Not one person in a hundred keeps to a reading regimen. Every American over the age of thirty-five exercises regularly, or feels volubly guilty about not doing so. But almost no one approaches middle age with the ambition of getting around to George Eliot at last. Ask someone his favorite kind of food and he will answer as if he’d been waiting to be asked; his list will be ranked and comprehensively annotated. Ask him about his favorite genre and he won’t even bother to look puzzled; he will laugh at you.

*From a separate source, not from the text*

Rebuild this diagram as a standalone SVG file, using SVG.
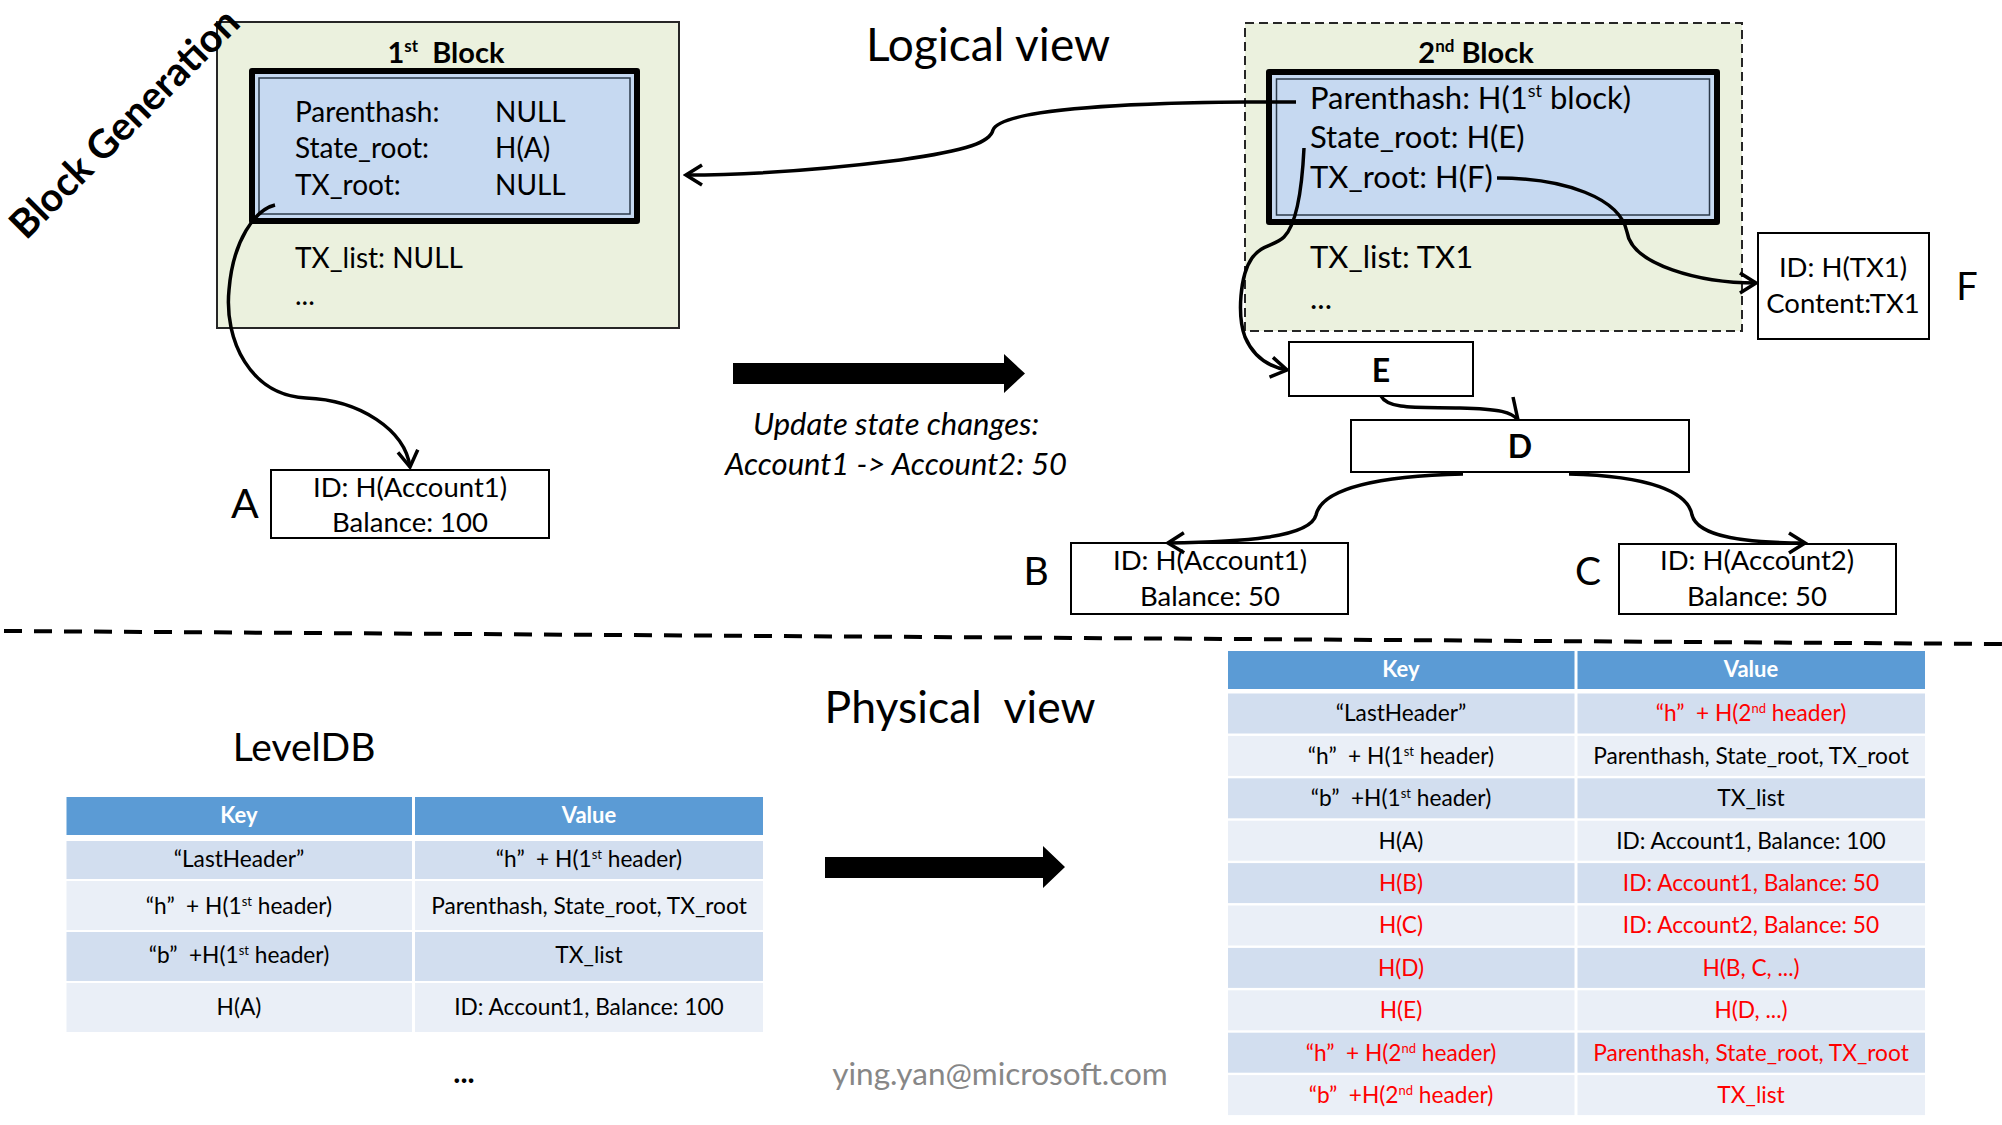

My wife is a mystery buff. When she runs through a favorite writer—Nero Wolfe, Anne Perry—she heads to Murder by the Book, a local Houston bookstore specializing in mysteries. She interrupts the clerks—a word that, for six hundred years, meant persons of book learning—mentions Perry’s or Wolfe’s name, and they take her by the elbow and lead her to the shelves to locate kindred souls. Try that in a Borders or Barnes & Noble. The college kid with facial piercings behind the counter will not even know his own store’s inventory.

As is family tradition, my wife and I took the nieces and nephews and the aunts and uncles to the bookstore after Thanksgiving for their “holiday” gifts. Overwhelmed by topical trash and the Black Friday crowds, we grabbed a stack of paperback Goldengroves off the Buy One Get the Second 50% Off table and fled for home, where we distributed them like cards and talked about safer topics—sports, children, war.

Books are becoming a private vice in America like pornography or online poker.